■ Stated exercise ■
Show every line containing "this" by copying it.

■ Given entries ■
○ ○ ○ ○

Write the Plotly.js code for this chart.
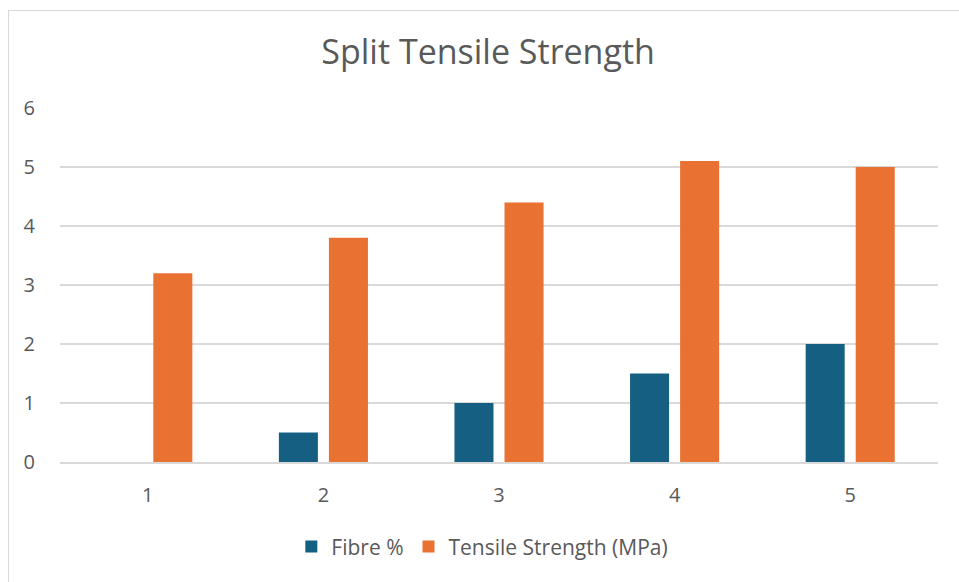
<!DOCTYPE html>
<html>
<head>
<meta charset="utf-8">
<script src="https://cdn.plot.ly/plotly-3.0.1.min.js"></script>
<style>
html,body{margin:0;padding:0;background:#fff;overflow:hidden;}
#frame{position:absolute;left:8px;top:10px;width:980px;height:600px;border:1px solid #d9d9d9;box-sizing:border-box;}
#chart{position:absolute;left:0;top:0;width:959px;height:582px;}
</style>
</head>
<body>
<div id="frame"></div>
<div id="chart"></div>
<script>
const categories = ["1", "2", "3", "4", "5"];
const fibrePercent = [0, 0.5, 1, 1.5, 2];
const tensileStrength = [3.2, 3.8, 4.4, 5.1, 5.0];
const yTicks = [0, 1, 2, 3, 4, 5, 6];

const fontFam = "Open Sans, Noto Sans, sans-serif";
const traces = [
  {type: "bar", name: "Fibre %", x: categories, y: fibrePercent,
   marker: {color: "#156082"}, hoverinfo: "none"},
  {type: "bar", name: "Tensile Strength (MPa)", x: categories, y: tensileStrength,
   marker: {color: "#E97132"}, hoverinfo: "none"}
];
const layout = {
  width: 959, height: 582,
  paper_bgcolor: "rgba(0,0,0,0)", plot_bgcolor: "rgba(0,0,0,0)",
  margin: {l: 60, r: 21, t: 108, b: 120},
  barmode: "group", bargap: 0.43, bargroupgap: 0.22,
  font: {family: fontFam, color: "#595959", size: 20},
  title: {text: "Split Tensile Strength", x: 0.509, xanchor: "center", y: 0.91, yanchor: "middle",
          font: {family: fontFam, size: 34, color: "#595959"}},
  xaxis: {type: "category", showgrid: false, showline: true, linecolor: "#d9d9d9", linewidth: 1.5,
          ticks: "outside", ticklen: 14, tickcolor: "rgba(0,0,0,0)", zeroline: false,
          tickfont: {size: 20, color: "#595959"}},
  yaxis: {range: [0, 6], tickvals: yTicks, showgrid: true, gridcolor: "#d9d9d9", gridwidth: 1.5,
          zeroline: false, showline: false, ticks: "outside", ticklen: 20, tickcolor: "rgba(0,0,0,0)",
          tickfont: {size: 20, color: "#595959"}},
  legend: {orientation: "h", x: 0.481, xanchor: "center", y: -0.24, yanchor: "middle",
           font: {size: 21, color: "#595959"}, itemwidth: 30, traceorder: "normal"},
  showlegend: true
};
Plotly.newPlot("chart", traces, layout, {staticPlot: true, displayModeBar: false});
</script>
</body>
</html>
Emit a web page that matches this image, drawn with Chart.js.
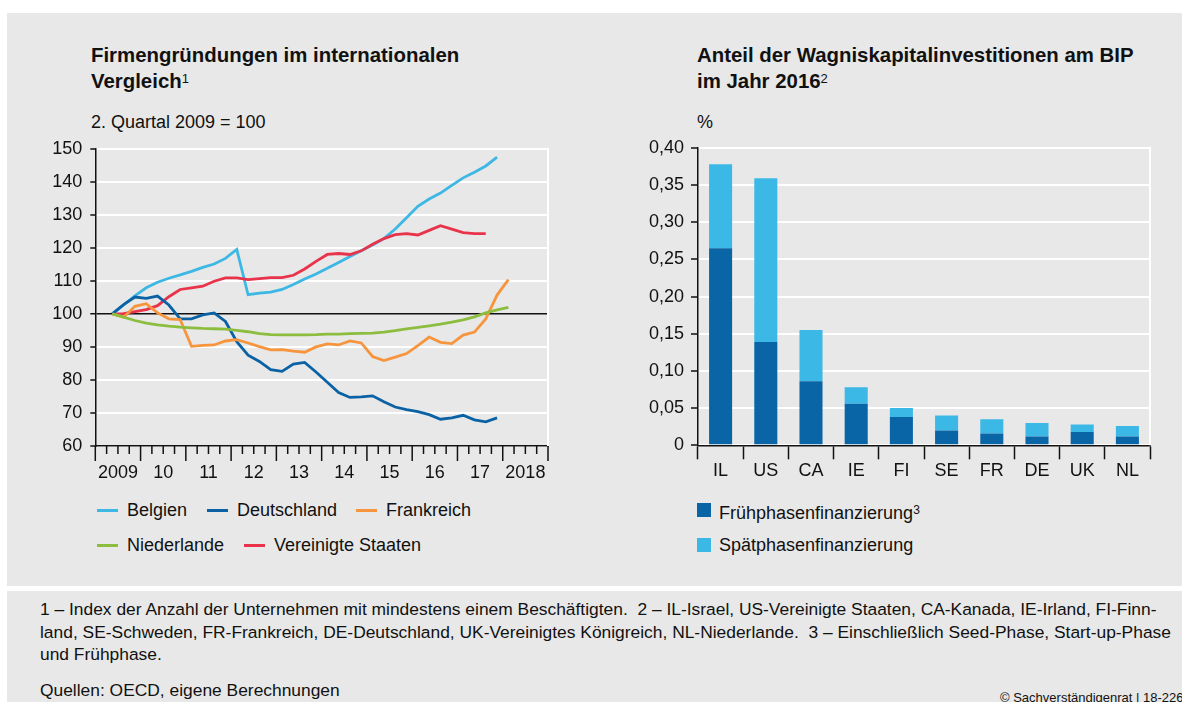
<!DOCTYPE html>
<html lang="de">
<head>
<meta charset="utf-8">
<script src="https://cdn.jsdelivr.net/npm/chart.js@4/dist/chart.umd.min.js"></script>
<style>
    body { margin: 0; width: 1182px; height: 702px; overflow: hidden; background: #fff; position: relative;
           font-family: 'Liberation Sans', Arial, sans-serif; color: #111; }
    .panel { position: absolute; background: #e8e8e8; }
    .abs { position: absolute; white-space: nowrap; }
    .title { font-weight: bold; font-size: 20.4px; line-height: 24px; }
    .sub { font-size: 18px; }
    .leg { font-size: 18px; line-height: 20px; }
    .sw-line { position: absolute; width: 21px; height: 3px; }
    .sw-box { position: absolute; width: 14px; height: 14px; }
    .note { font-size: 17.4px; line-height: 22.5px; }
    canvas { position: absolute; }
</style>
</head>
<body>
<div class="panel" style="left:7px;top:13px;width:1175px;height:573px"></div>
<div class="panel" style="left:7px;top:591px;width:1175px;height:111px"></div>

<div class="abs title" style="left:91px;top:43px">Firmengründungen im internationalen<br>Vergleich<sup style="font-size:13px;font-weight:normal;vertical-align:5px">1</sup></div>
<div class="abs sub" style="left:91px;top:112px">2. Quartal 2009 = 100</div>

<div class="abs title" style="left:697px;top:43px">Anteil der Wagniskapitalinvestitionen am BIP<br>im Jahr 2016<sup style="font-size:13px;font-weight:normal;vertical-align:5px">2</sup></div>
<div class="abs sub" style="left:697px;top:112px">%</div>

<div id="legLine"></div>
<div id="legBar"></div>

<canvas id="lineChart" style="left:30px;top:130px" width="530" height="350"></canvas>
<canvas id="barChart" style="left:620px;top:130px" width="550" height="350"></canvas>

<div class="abs note" style="left:40px;top:598px">1 – Index der Anzahl der Unternehmen mit mindestens einem Beschäftigten.&nbsp; 2 – IL-Israel, US-Vereinigte Staaten, CA-Kanada, IE-Irland, FI-Finn-<br>land, SE-Schweden, FR-Frankreich, DE-Deutschland, UK-Vereinigtes Königreich, NL-Niederlande.&nbsp; 3 – Einschließlich Seed-Phase, Start-up-Phase<br>und Frühphase.</div>
<div class="abs note" style="left:40px;top:679px">Quellen: OECD, eigene Berechnungen</div>
<div class="abs" style="left:1000px;top:690px;font-size:13px">© Sachverständigenrat | 18-226</div>

<script>
// quarters counted from Q1 2009 (= 0); points sit in the middle of their quarter
var startQuarter = 1;
var yearLabels = ['2009', '10', '11', '12', '13', '14', '15', '16', '17', '2018'];

var belgien = [100, 102.7, 105.5, 107.9, 109.6, 110.8, 111.8, 112.9, 114.1, 115.1, 116.8, 119.5,
    105.8, 106.3, 106.6, 107.4, 108.9, 110.6, 112.1, 113.8, 115.6, 117.4, 119.1, 120.9, 122.8,
    125.7, 129.1, 132.6, 134.8, 136.6, 138.9, 141.2, 142.9, 144.8, 147.5];
var deutschland = [100, 102.8, 105.1, 104.7, 105.4, 102.7, 98.5, 98.5, 99.7, 100.3, 97.7, 91.6,
    87.5, 85.6, 83.1, 82.6, 84.8, 85.3, 82.4, 79.3, 76.2, 74.7, 74.9, 75.2, 73.4,
    71.8, 71.0, 70.4, 69.5, 68.1, 68.5, 69.3, 67.9, 67.3, 68.5];
var frankreich = [100, 99.0, 102.3, 103.1, 100.3, 98.5, 98.3, 90.2, 90.5, 90.6, 91.8, 92.2,
    91.2, 90.1, 89.1, 89.2, 88.7, 88.4, 90.0, 90.9, 90.6, 91.8, 91.2, 87.1, 85.9,
    86.9, 88.0, 90.4, 93.0, 91.4, 91.0, 93.6, 94.5, 98.5, 105.7, 110.4];
var niederlande = [100, 99.0, 98.0, 97.2, 96.7, 96.3, 96.0, 95.8, 95.6, 95.5, 95.4, 95.0,
    94.6, 94.0, 93.75, 93.65, 93.65, 93.65, 93.7, 93.85, 93.9, 94.0, 94.1, 94.2, 94.5,
    94.95, 95.5, 95.9, 96.4, 96.9, 97.5, 98.2, 99.1, 100.3, 101.2, 102.0];
var usa = [100, 100.1, 100.7, 101.3, 102.5, 105.2, 107.4, 107.9, 108.4, 109.9, 110.9, 110.9,
    110.4, 110.7, 111.0, 111.0, 111.7, 113.6, 115.9, 118.0, 118.3, 118.0, 119.1, 121.1, 122.8,
    124.0, 124.3, 123.9, 125.3, 126.7, 125.7, 124.6, 124.3, 124.3];
var yTicksLine = [60, 70, 80, 90, 100, 110, 120, 130, 140, 150];

var countries = ['IL', 'US', 'CA', 'IE', 'FI', 'SE', 'FR', 'DE', 'UK', 'NL'];
var fruehphase = [0.265, 0.139, 0.086, 0.056, 0.038, 0.020, 0.016, 0.012, 0.018, 0.012];
var spaetphase = [0.113, 0.220, 0.069, 0.022, 0.012, 0.020, 0.019, 0.018, 0.010, 0.014];

var cBelgien = '#3db7e4', cDeutschland = '#0a62a4', cFrankreich = '#f6953e',
    cNiederlande = '#8cbd3f', cUsa = '#e8334b';

function toPoints(arr) {
    return arr.map(function (v, i) { return { x: startQuarter + i + 0.5, y: v }; });
}

var font = { family: "'Liberation Sans', Arial, sans-serif", size: 18 };
Chart.defaults.color = '#111';
Chart.defaults.font = font;

// white line on the right edge of the plot area
var rightEdge = {
    id: 'rightEdge',
    beforeDatasetsDraw: function (chart) {
        var a = chart.chartArea, c = chart.ctx;
        c.save();
        c.strokeStyle = '#fff';
        c.lineWidth = 2;
        c.beginPath();
        c.moveTo(a.right, a.top - 1);
        c.lineTo(a.right, a.bottom);
        c.stroke();
        c.restore();
    }
};

// quarter ticks, longer at the year boundaries
var quarterTicks = {
    id: 'quarterTicks',
    afterDraw: function (chart) {
        var x = chart.scales.x, c = chart.ctx, b = chart.chartArea.bottom;
        c.save();
        c.strokeStyle = '#111';
        c.lineWidth = 1.5;
        for (var q = 0; q <= 40; q++) {
            var px = x.getPixelForValue(q);
            c.beginPath();
            c.moveTo(px, b);
            c.lineTo(px, b + (q % 4 === 0 ? 15 : 8));
            c.stroke();
        }
        c.restore();
    }
};

function series(label, data, color) {
    return { label: label, data: toPoints(data), borderColor: color, backgroundColor: color,
             borderWidth: 2.8, pointRadius: 0, tension: 0, fill: false };
}

new Chart(document.getElementById('lineChart'), {
    type: 'line',
    data: {
        datasets: [
            series('Niederlande', niederlande, cNiederlande),
            series('Frankreich', frankreich, cFrankreich),
            series('Deutschland', deutschland, cDeutschland),
            series('Vereinigte Staaten', usa, cUsa),
            series('Belgien', belgien, cBelgien)
        ]
    },
    options: {
        responsive: false,
        animation: false,
        layout: { padding: { top: 14, right: 12, left: 0, bottom: 0 } },
        plugins: { legend: { display: false }, tooltip: { enabled: false } },
        scales: {
            x: {
                type: 'linear', min: 0, max: 40,
                afterFit: function (s) { s.height = 34; },
                afterBuildTicks: function (s) {
                    s.ticks = [];
                    for (var q = 0; q <= 40; q++) s.ticks.push({ value: q });
                },
                ticks: {
                    autoSkip: false, maxRotation: 0, padding: 1, font: font,
                    callback: function (v) { return v % 4 === 2 ? yearLabels[(v - 2) / 4] : ''; }
                },
                grid: { drawOnChartArea: false, drawTicks: true, tickLength: 15, tickColor: 'rgba(0,0,0,0)' },
                border: { display: true, color: '#111', width: 1.5 }
            },
            y: {
                min: 60, max: 150,
                afterFit: function (s) { s.width = 65.3; },
                afterBuildTicks: function (s) {
                    s.ticks = yTicksLine.map(function (v) { return { value: v }; });
                },
                ticks: { padding: 8, font: font },
                grid: {
                    color: function (ctx) { return ctx.tick && ctx.tick.value === 100 ? '#111' : '#fff'; },
                    lineWidth: function (ctx) { return ctx.tick && ctx.tick.value === 100 ? 1.5 : 2; },
                    tickColor: '#111', tickLength: 5, tickWidth: 1.5
                },
                border: { display: true, color: '#111', width: 1.5 }
            }
        }
    },
    plugins: [rightEdge, quarterTicks]
});

new Chart(document.getElementById('barChart'), {
    type: 'bar',
    data: {
        labels: countries,
        datasets: [
            { label: 'Frühphasenfinanzierung', data: fruehphase, backgroundColor: '#0a65a7',
              barPercentage: 0.51, categoryPercentage: 1 },
            { label: 'Spätphasenfinanzierung', data: spaetphase, backgroundColor: '#3cb8e6',
              barPercentage: 0.51, categoryPercentage: 1 }
        ]
    },
    options: {
        responsive: false,
        animation: false,
        layout: { padding: { top: 14, right: 20, left: 0, bottom: 0 } },
        plugins: { legend: { display: false }, tooltip: { enabled: false } },
        scales: {
            x: {
                stacked: true,
                afterFit: function (s) { s.height = 34.7; },
                ticks: { padding: 1, font: font },
                grid: { offset: true, drawOnChartArea: false, tickLength: 14, tickColor: '#111', tickWidth: 1.5 },
                border: { display: true, color: '#111', width: 1.5 }
            },
            y: {
                stacked: true, min: 0, max: 0.4,
                afterFit: function (s) { s.width = 78; },
                ticks: {
                    stepSize: 0.05, padding: 7, font: font,
                    callback: function (v) { return v === 0 ? '0' : v.toFixed(2).replace('.', ','); }
                },
                grid: { color: '#fff', lineWidth: 2, tickColor: '#111', tickLength: 7, tickWidth: 1.5 },
                border: { display: true, color: '#111', width: 1.5 }
            }
        }
    },
    plugins: [rightEdge]
});

// legends
var lineLegend = [
    ['Belgien', cBelgien, 97, 500], ['Deutschland', cDeutschland, 207, 500], ['Frankreich', cFrankreich, 356, 500],
    ['Niederlande', cNiederlande, 97, 535], ['Vereinigte Staaten', cUsa, 244, 535]
];
var html = '';
lineLegend.forEach(function (l) {
    html += '<div class="sw-line" style="left:' + l[2] + 'px;top:' + (l[3] + 9) + 'px;background:' + l[1] + '"></div>';
    html += '<div class="abs leg" style="left:' + (l[2] + 30) + 'px;top:' + l[3] + 'px">' + l[0] + '</div>';
});
document.getElementById('legLine').innerHTML = html;

var barLegend = [
    ['Frühphasenfinanzierung<sup style="font-size:12px;vertical-align:5px">3</sup>', '#0a65a7', 500],
    ['Spätphasenfinanzierung', '#3cb8e6', 535]
];
html = '';
barLegend.forEach(function (l) {
    html += '<div class="sw-box" style="left:697px;top:' + (l[2] + 3) + 'px;background:' + l[1] + '"></div>';
    html += '<div class="abs leg" style="left:719px;top:' + l[2] + 'px">' + l[0] + '</div>';
});
document.getElementById('legBar').innerHTML = html;
</script>
</body>
</html>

○ ○ ○ ○

■ Task answer ■
Write the Plotly.js code for this chart.
Emit a web page that matches this image, drawn with Chart.js.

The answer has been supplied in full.